Records:
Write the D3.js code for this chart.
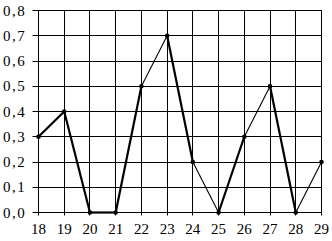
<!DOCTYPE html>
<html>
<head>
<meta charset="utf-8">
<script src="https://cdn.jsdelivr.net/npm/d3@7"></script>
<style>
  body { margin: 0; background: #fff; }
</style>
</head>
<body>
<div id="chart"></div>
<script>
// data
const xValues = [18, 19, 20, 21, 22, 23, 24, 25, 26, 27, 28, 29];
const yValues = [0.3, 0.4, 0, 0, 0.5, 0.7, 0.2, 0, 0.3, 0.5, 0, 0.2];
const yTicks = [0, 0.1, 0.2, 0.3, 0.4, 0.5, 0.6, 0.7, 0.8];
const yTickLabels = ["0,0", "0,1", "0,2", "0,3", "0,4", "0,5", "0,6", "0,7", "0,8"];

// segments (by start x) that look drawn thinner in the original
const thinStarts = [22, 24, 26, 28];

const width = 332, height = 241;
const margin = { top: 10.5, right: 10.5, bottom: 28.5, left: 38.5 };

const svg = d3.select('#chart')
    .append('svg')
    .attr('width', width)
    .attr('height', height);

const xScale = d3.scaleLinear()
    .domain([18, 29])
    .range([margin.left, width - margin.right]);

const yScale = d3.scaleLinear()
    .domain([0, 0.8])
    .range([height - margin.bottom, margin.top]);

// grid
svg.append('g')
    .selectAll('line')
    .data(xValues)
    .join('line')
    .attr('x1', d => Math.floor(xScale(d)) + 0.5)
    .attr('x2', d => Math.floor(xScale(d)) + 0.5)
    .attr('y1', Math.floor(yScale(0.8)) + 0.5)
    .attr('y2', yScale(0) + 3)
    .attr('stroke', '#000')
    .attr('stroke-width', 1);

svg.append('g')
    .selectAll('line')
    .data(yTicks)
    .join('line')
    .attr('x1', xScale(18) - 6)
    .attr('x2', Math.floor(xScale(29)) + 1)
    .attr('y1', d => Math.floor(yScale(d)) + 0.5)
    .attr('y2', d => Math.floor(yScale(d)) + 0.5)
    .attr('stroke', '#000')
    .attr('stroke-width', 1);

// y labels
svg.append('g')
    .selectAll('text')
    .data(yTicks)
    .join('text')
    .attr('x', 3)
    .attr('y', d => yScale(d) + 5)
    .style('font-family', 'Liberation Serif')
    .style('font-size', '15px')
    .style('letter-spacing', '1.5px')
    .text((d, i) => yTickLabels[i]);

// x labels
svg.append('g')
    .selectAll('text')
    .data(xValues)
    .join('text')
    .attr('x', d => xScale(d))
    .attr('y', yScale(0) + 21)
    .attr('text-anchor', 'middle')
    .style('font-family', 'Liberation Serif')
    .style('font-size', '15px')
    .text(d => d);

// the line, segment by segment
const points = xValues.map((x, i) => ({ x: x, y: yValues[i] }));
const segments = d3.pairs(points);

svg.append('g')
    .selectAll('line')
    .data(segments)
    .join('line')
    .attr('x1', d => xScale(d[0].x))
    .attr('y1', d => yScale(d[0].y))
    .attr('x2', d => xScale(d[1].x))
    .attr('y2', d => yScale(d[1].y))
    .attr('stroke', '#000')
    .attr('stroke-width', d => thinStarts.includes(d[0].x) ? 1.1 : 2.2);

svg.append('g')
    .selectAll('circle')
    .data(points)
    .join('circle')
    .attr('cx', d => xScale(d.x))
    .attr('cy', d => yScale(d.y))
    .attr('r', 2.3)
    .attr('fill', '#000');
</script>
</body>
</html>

--

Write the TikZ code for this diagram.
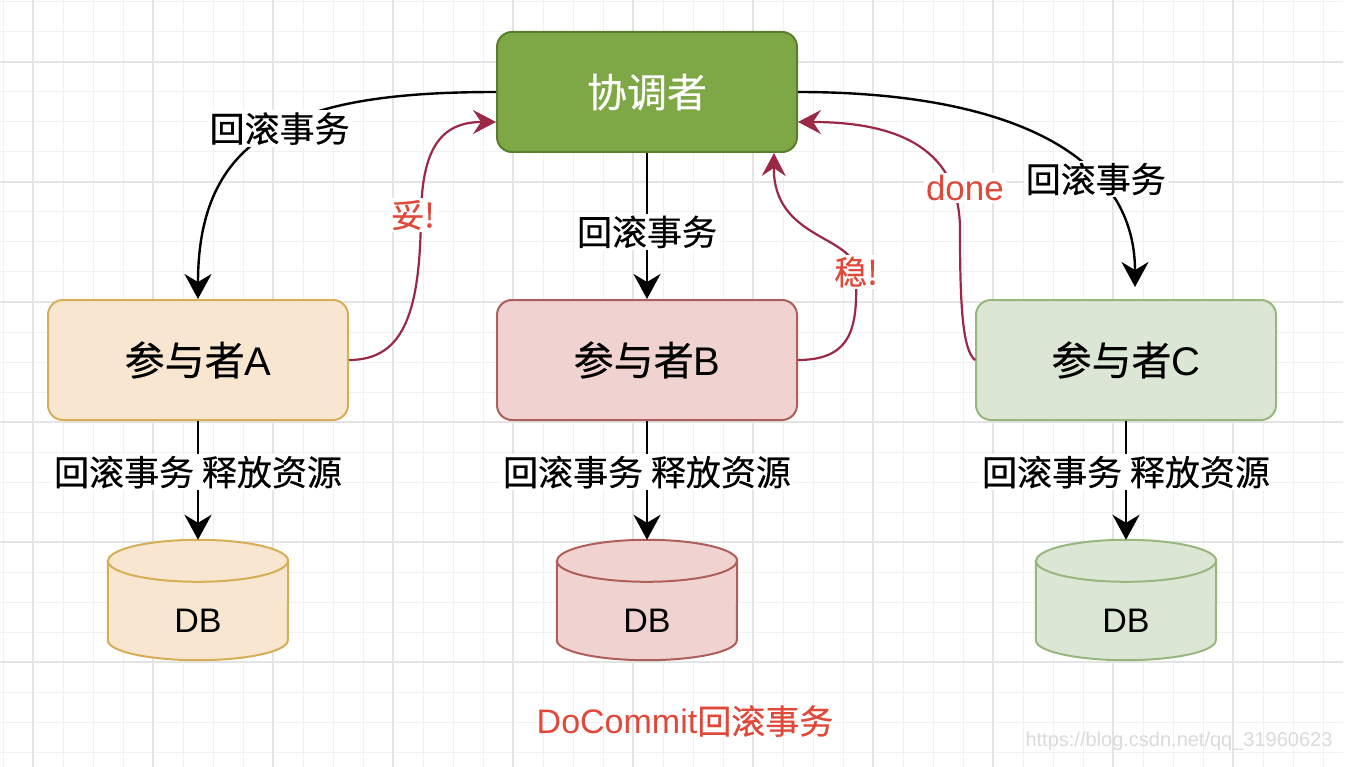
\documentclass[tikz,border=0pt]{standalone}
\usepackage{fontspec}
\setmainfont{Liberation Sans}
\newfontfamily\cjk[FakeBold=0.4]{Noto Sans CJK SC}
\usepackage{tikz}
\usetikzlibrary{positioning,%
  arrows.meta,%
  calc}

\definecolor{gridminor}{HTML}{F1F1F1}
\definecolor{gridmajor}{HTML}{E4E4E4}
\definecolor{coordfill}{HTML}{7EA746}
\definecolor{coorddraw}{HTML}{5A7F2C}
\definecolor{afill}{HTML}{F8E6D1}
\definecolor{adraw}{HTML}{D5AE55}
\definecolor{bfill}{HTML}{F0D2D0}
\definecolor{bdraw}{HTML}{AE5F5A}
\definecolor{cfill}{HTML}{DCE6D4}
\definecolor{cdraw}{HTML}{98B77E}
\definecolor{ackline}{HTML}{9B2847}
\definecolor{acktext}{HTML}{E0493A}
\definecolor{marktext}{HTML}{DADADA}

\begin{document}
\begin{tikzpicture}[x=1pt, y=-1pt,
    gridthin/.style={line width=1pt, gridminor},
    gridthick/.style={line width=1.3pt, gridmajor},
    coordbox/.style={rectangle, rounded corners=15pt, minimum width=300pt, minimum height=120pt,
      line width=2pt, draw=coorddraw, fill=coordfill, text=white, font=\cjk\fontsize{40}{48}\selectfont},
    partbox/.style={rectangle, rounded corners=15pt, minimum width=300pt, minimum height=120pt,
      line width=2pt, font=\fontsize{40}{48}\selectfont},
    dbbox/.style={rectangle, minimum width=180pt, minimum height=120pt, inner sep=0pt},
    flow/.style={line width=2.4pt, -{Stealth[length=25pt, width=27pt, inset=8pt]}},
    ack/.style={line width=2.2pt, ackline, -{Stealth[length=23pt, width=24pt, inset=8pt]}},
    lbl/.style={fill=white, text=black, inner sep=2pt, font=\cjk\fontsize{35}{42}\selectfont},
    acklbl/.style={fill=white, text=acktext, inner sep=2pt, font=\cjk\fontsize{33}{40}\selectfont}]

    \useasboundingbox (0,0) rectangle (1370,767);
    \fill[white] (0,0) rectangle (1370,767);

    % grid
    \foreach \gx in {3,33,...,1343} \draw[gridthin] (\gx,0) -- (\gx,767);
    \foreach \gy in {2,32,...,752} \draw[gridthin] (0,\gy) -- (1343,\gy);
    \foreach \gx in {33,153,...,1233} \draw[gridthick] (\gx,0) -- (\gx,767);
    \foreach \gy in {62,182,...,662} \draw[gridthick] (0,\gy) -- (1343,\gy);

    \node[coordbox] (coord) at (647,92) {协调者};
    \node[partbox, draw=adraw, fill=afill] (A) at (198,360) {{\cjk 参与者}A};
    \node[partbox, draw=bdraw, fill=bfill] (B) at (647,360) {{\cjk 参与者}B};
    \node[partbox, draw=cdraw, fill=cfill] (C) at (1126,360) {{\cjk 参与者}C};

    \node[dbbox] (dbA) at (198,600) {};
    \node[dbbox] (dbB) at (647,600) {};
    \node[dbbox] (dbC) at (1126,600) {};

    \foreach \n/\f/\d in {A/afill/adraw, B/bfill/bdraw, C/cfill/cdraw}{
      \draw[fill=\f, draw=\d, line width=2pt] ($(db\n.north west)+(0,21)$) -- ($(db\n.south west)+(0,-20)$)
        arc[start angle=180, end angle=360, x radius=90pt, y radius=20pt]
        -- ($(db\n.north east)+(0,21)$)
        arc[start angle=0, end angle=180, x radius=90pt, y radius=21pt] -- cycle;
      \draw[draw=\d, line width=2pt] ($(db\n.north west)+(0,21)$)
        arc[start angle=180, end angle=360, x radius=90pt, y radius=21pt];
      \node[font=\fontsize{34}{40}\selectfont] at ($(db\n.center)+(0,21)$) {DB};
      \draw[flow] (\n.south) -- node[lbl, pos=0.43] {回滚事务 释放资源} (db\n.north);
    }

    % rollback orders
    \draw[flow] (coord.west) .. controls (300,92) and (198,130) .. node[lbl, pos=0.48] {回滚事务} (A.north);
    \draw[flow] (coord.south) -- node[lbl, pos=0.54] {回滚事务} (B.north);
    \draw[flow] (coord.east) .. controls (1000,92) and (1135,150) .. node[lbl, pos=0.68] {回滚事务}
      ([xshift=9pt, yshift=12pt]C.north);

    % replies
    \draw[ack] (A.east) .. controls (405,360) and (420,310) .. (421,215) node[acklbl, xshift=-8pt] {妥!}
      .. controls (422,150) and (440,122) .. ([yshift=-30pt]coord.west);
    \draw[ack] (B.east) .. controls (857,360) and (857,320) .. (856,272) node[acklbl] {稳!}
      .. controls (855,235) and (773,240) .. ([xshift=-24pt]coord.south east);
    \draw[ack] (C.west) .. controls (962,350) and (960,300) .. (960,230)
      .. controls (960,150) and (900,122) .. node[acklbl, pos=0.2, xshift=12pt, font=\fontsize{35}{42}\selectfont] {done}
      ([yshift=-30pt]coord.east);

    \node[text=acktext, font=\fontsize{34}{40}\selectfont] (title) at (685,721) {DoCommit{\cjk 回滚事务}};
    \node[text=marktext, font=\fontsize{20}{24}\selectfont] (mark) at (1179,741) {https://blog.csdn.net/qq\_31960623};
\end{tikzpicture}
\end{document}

Exercise: Skip all pictures. Retype exactly the span whose first line is the one with "Write the D3.js code for this chart." and whose last line is the one with "- margin.bottom, margin.top]);".

Right answer:
Write the D3.js code for this chart.
<!DOCTYPE html>
<html>
<head>
<meta charset="utf-8">
<script src="https://cdn.jsdelivr.net/npm/d3@7"></script>
<style>
  body { margin: 0; background: #fff; }
</style>
</head>
<body>
<div id="chart"></div>
<script>
// data
const xValues = [18, 19, 20, 21, 22, 23, 24, 25, 26, 27, 28, 29];
const yValues = [0.3, 0.4, 0, 0, 0.5, 0.7, 0.2, 0, 0.3, 0.5, 0, 0.2];
const yTicks = [0, 0.1, 0.2, 0.3, 0.4, 0.5, 0.6, 0.7, 0.8];
const yTickLabels = ["0,0", "0,1", "0,2", "0,3", "0,4", "0,5", "0,6", "0,7", "0,8"];

// segments (by start x) that look drawn thinner in the original
const thinStarts = [22, 24, 26, 28];

const width = 332, height = 241;
const margin = { top: 10.5, right: 10.5, bottom: 28.5, left: 38.5 };

const svg = d3.select('#chart')
    .append('svg')
    .attr('width', width)
    .attr('height', height);

const xScale = d3.scaleLinear()
    .domain([18, 29])
    .range([margin.left, width - margin.right]);

const yScale = d3.scaleLinear()
    .domain([0, 0.8])
    .range([height - margin.bottom, margin.top]);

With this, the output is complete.